Le pacte de stabilité et de croissance (PSC) prévoit que les Etats ne peuvent avoir un déficit effectif supérieur à 3 points de PIB .

Toutefois, il ne s'agit pas d'une interdiction absolue. Si un Etat a un déficit supérieur à 3 points de PIB, le Conseil fixe un délai maximal pour revenir sous ce seuil, assorti d'une diminution annuelle minimale du déficit structurel, qui ne peut être inférieure à 0,5 point de PIB.

Le principal critère utilisé pour le volet correctif est le déficit effectif, qui ne doit pas être supérieur à 3 points de PIB. Toutefois le pacte de stabilité permet au Conseil de repousser le délai pour revenir sous le seuil de 3 points de PIB en cas d'« événements économiques négatifs et inattendus ayant des conséquences défavorables majeures pour les finances publiques » postérieurs à l'adoption de sa recommandation 22 ( * ) .

Ainsi, dans le cas de la France, le Conseil a, le 27 avril 2009, indiqué que « les autorités françaises devraient notamment [...] déployer les efforts nécessaires pour que le déficit soit ramené sous la valeur de référence d'ici à 2012 ; à cette fin, elles devraient renforcer l'effort budgétaire moyen prévu chaque année à au moins 1 % du PIB à compter de 2010 ».

Dans sa recommandation du 30 novembre 2009, en raison notamment du plan de relance, le Conseil a décalé à 2013 l'année où la France devait revenir sous le seuil des 3 points de PIB. Toutefois elle devait toujours « assurer un effort budgétaire annuel moyen supérieur à 1 % du PIB sur la période 2010-2013 ».

La « règle des 3 % » est donc de fait appliquée comme une règle de solde structurel . Ainsi, le 22 février 2013, Olli Rehn, commissaire en charge des affaires économiques et financières, a déclaré que, dans le cas de la France, si les « prévisions de printemps [de la Commission européenne] (prévues en mai) montr[aient] que l'ajustement budgétaire structurel est au-delà de 1 % par an sur la période de 2010 à 2013 et si des évènements économiques inattendus avaient des conséquences défavorables importantes sur les finances publiques, alors le pacte de stabilité autoriserait le report à 2014 du délai pour rapporter le déficit nettement sous les 3 % » 23 ( * ) .

b) Une approche confirmée par le Conseil européen en mars 2013

Prenant acte de la dégradation des perspectives de croissance dans la zone euro, le Conseil européen a indiqué, lors de sa réunion du 14 mars 2013, que la politique de réduction des déficits publics devait davantage prendre en compte la croissance .

Ainsi, dans ses conclusions, il écrit : « Des progrès substantiels sont réalisés sur la voie de l'équilibre budgétaire en termes structurels et ces progrès doivent se poursuivre.
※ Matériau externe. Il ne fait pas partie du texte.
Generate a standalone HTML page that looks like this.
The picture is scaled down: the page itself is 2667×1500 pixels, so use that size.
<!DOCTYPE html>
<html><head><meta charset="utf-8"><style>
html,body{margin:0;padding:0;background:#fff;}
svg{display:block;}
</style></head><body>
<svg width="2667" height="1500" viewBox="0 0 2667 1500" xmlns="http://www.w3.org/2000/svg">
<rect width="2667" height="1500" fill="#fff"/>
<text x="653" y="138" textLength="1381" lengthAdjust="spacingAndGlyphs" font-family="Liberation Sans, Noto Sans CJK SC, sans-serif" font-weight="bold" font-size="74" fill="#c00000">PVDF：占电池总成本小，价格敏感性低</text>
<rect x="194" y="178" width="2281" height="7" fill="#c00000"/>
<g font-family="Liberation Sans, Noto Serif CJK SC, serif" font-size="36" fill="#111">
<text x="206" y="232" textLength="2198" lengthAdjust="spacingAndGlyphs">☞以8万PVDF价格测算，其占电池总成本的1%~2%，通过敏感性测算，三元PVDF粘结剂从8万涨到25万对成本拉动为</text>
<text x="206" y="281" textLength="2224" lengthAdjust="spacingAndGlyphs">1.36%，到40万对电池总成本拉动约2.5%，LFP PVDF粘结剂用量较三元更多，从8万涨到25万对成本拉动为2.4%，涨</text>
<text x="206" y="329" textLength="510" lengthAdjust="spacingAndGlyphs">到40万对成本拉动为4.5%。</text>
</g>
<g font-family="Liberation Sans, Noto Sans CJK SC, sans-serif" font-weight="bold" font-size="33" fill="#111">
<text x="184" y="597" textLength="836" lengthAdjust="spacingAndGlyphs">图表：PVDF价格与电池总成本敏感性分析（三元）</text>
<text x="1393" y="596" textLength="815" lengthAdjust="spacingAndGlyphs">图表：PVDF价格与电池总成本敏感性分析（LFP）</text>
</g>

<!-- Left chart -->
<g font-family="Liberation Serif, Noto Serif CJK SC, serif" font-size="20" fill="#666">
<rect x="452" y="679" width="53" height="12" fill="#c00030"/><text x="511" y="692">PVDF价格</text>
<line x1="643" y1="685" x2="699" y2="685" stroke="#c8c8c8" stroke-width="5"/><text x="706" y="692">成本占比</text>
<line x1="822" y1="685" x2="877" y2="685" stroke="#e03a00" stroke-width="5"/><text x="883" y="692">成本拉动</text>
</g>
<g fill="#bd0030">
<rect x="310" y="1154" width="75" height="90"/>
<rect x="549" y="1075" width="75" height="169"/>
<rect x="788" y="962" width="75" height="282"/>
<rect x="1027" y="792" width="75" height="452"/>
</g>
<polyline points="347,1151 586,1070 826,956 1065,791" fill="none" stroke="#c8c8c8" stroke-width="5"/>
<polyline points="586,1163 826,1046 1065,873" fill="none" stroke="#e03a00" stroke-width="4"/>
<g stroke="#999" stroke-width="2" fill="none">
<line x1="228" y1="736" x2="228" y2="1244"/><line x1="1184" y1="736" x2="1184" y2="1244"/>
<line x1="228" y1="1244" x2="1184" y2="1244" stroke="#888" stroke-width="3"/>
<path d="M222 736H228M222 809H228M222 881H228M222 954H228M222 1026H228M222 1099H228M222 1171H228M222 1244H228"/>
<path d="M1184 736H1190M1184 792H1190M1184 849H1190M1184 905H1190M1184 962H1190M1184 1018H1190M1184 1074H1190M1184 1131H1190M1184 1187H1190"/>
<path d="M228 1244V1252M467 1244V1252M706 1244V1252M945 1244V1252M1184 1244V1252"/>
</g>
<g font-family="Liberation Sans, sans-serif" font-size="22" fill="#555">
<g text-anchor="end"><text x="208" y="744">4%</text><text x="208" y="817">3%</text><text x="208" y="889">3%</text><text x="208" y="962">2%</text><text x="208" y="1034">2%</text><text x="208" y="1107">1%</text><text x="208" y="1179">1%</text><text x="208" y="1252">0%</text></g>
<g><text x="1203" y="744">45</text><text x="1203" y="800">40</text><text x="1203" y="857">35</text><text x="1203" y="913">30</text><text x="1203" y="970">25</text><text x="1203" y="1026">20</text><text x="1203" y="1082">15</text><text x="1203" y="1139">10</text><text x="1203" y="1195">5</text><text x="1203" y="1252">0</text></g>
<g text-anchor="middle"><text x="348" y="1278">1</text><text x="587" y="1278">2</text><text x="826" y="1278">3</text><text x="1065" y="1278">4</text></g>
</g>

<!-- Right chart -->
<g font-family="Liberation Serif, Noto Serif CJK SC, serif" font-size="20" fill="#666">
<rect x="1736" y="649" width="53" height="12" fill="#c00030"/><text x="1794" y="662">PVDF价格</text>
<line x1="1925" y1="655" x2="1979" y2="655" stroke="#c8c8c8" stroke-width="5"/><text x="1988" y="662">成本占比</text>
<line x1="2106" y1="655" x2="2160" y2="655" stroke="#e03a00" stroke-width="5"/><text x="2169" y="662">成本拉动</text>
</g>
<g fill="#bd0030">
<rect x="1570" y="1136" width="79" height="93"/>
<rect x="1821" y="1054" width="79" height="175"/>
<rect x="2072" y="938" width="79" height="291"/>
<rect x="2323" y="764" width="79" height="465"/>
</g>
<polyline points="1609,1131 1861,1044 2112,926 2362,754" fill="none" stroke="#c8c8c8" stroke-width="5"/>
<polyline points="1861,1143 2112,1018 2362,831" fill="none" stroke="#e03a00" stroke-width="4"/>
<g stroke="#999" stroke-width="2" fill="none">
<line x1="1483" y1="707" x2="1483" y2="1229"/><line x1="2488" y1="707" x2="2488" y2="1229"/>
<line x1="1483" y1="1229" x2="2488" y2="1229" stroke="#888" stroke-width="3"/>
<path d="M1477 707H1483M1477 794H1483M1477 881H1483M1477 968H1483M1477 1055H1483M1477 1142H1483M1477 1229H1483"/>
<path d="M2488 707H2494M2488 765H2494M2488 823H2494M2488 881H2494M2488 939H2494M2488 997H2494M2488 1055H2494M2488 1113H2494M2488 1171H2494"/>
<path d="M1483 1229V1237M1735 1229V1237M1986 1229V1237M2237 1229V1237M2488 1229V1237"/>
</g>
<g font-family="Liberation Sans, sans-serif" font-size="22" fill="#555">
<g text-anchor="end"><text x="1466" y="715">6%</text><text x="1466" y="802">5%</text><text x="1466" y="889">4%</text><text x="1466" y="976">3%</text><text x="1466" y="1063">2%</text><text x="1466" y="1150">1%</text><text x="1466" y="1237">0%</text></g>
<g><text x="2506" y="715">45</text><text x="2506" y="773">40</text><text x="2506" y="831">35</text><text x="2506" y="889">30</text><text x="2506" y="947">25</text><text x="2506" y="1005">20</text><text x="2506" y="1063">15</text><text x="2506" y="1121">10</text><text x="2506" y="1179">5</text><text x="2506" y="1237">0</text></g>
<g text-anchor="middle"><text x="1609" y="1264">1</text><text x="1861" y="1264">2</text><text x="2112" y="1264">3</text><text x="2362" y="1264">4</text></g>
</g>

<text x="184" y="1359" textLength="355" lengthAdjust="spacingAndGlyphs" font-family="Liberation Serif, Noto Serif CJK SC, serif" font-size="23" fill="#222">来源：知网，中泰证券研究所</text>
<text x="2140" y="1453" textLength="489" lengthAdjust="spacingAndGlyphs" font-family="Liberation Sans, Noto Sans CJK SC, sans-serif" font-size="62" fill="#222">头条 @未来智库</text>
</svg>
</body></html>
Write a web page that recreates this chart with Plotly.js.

Le Conseil européen souligne en particulier la nécessité d'assurer un assainissement budgétaire différencié, axé sur la croissance , tout en rappelant les possibilités offertes par les règles budgétaires actuelles du Pacte de stabilité et de croissance (PSC) et du traité sur la stabilité, la coordination et la gouvernance (TSCG) ».

c) La coexistence de deux types de règles

Les considérations ci-avant montrent que le pacte de stabilité comprend deux types de règles :

- des règles « permanentes » (amélioration annuelle du solde structurel et effort structurel d'au moins 0,5 point de PIB, règle de dette) ;

- des règles fixées par le Conseil dans le cas d'un Etat particulier (comme la détermination de l'année de retour sous le seuil de 3 points de PIB, ou la détermination de l'amélioration annuelle minimale du solde structurel à un niveau supérieur à 0,5 point de PIB).

Ainsi, le pacte de stabilité en tant que tel ne dit pas si la France doit réaliser en 2014 un effort supplémentaire par rapport à celui prévu par le présent projet de programme de stabilité. Ce sera au Conseil de se prononcer sur ce point quand il adressera, à l'occasion de sa réunion des 27 et 28 juin, sa recommandation à la France.


* 18 « Fiscal Multipliers », IMF staff position note, SPN/09/11, 20 mai 2009 (traduction de la commission des finances).

* 19 Les dépenses correspondant à environ la moitié du PIB et le ratio recettes/PIB hors mesures nouvelles étant supposé stables.

* 20 Source : Olivier Blanchard et Daniel Leigh , « Growth forecast errors and fiscal multipliers », FMI, Working paper n° 2013/1, janvier 2013.

* 21 Loi n° 2012-1558 du 31 décembre 2012 de programmation des finances publiques pour les années 2012 à 2017.

* 22 Règlement (CE) N° 1467/97 du Conseil, article 3.

* 23 « If our Spring forecasts (due in May) show the structural fiscal adjustment is beyond 1% a year over the period of 2010 to 2013 and if there are unexpected economic events that have major unfavorable consequences for public finances, then the growth and stability pact would allow the deadline to get the deficit clearly below 3% to be pushed to 2014 » (Dow Jones Business News, 22 février 2013 ; traduction de la commission des finances).